Один абсолютно театральный вечер
«Одна абсолютно счастливая деревня» Бориса Вахтина в Мастерской П. Фоменко
Борис Борисович Вахтин (1930-1981) ленинградский прозаик, переводчик, китаист. Сын Веры Пановой. Вместе с П. Фоменко написал сценарий знаменитого телефильма «На всю оставшуюся жизнь» экранизации романа В. Пановой «Спутники». В 70-е годы был заметной фигурой в питерском литературном андеграунде. В частности, повесть «┘счастливая деревня» (1974) предназначалась для самиздатского журнала «Часы». Участник альманаха «Метрополь» (повесть «Дубленка»). Автор публицистической книги «Этот спорный русский опыт», тайно вывезенной на Запад и опубликованной в парижском журнале «Эхо» под псевдонимом Василий Акимов. Главы из книги републикованы в журнале «Звезда», 1998, № 8; там же мемуарный очерк Юлия Кима «Сударь дорогой». В бытность Петра Фоменко главным режиссером Театра Комедии Вахтин принадлежал к узкому кругу неофициальных друзей этого театра.

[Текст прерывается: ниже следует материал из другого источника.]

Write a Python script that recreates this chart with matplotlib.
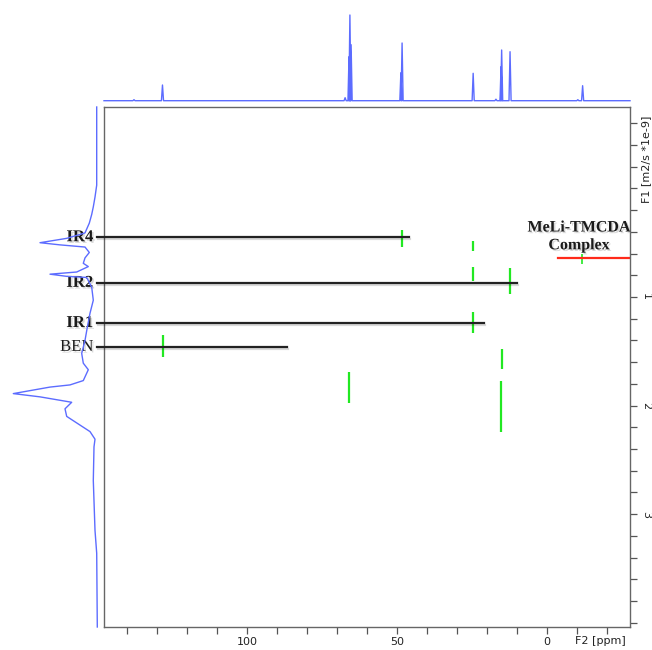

Обыкновение инсценировать актуальную современную прозу оформилось в тенденцию, если не сказать в стиль, На Таганке в конце 70-х; в удушливой, беспросветной, чреватой истерикой неутоленных ожиданий общественной атмосфере того времени. Речь, разумеется, о тогдашней лучшей в пределах допустимого прозе недоговаривающей, но не лгущей, нарочито локальной, чтобы не посягать на заведомо запретные обобщения, либо, напротив, глубокомысленно-философичной, растворяющей зловещие приметы исторической действительности в безбрежном море устарелой, как правило, метафизики, но так или иначе всегда рассчитанной на сочувственно-понимающее и домысливающее восприятие общества. Ее театральным аналогом становились любимовские постановки такие, как «Дом на набережной» по Юрию Трифонову или «Живой» по Борису Можаеву. Характернейшим свойством этих постановок было демонстративное отсутствие пьесы как драматургически целостной картины мира, и этому отсутствию придавалось значение оппозиционного жеста, порождавшее зыбкую, промежуточную, но безусловно действенную стилистику; она находила опору и оправдание в настроениях общества, бывших до известной степени вне контроля властей, в сложившейся ситуации партнерства и как бы взаимодополнительности общества и театра. С тех пор прошла приблизительно четверть века, и вот сегодня, в кардинально иных условиях, подвести черту под этой тенденцией что называется, перевернуть страницу взяла на себя Мастерская П. Фоменко.
Спектакль «Одна абсолютно счастливая деревня», поставленный Петром Фоменко по одноименной повести Бориса Вахтина и определяемый им как «этюды мастерской», это в первую очередь спектакль-итог или, если угодно, спектакль-прощание.
Пьесы и тут, в сущности, нет. Это именно «этюды» на основании эпизодов. Ощутимый, хотя и вынужденный, недостаток правды в передаче реалий колхозной деревни 40-50-х годов компенсировался в повести Вахтина (писатель умер почти двадцать лет назад) мифологемой, приобретавшей влиятельность как раз в 70-е. Согласно этой мифологеме деревня, воплощение извечной святой Руси, являет собою образ субстанции, пребывающей во времени-пространстве, напрямую гранича с небесами, и ход исторического времени не сказывается на ней решающим образом. Это безначально-бесконечное бытие-пребывание. Такой для простоты можно назвать его славянофильским миф ни в коем случае не исключал примет юродства, убожества, чудачеств деревенского бытия, скорее напротив, предполагал лукавую игру с ними игру, в которой любования «себе на уме» было куда больше, чем боли, сомнения и стремления к истине. Так в окружении этих любовно выписанных примет и рассказывалась в повести Вахтина история Михеева и Полины, юных обитателей «абсолютно счастливой деревни», их любовного томления и любовной строптивости, свадьбы накануне объявления войны и гибели Михеева на фронте, пережив которую Полина находит новое счастье с пленным немцем по имени Франц, прикомандированным к ней для помощи по хозяйству и предпочитающим остаться на новой родине, когда ему по случаю наступившей оттепели разрешают вернуться домой. Этой притчеобразно обобщенной историей содержание повести Вахтина по сути исчерпывается.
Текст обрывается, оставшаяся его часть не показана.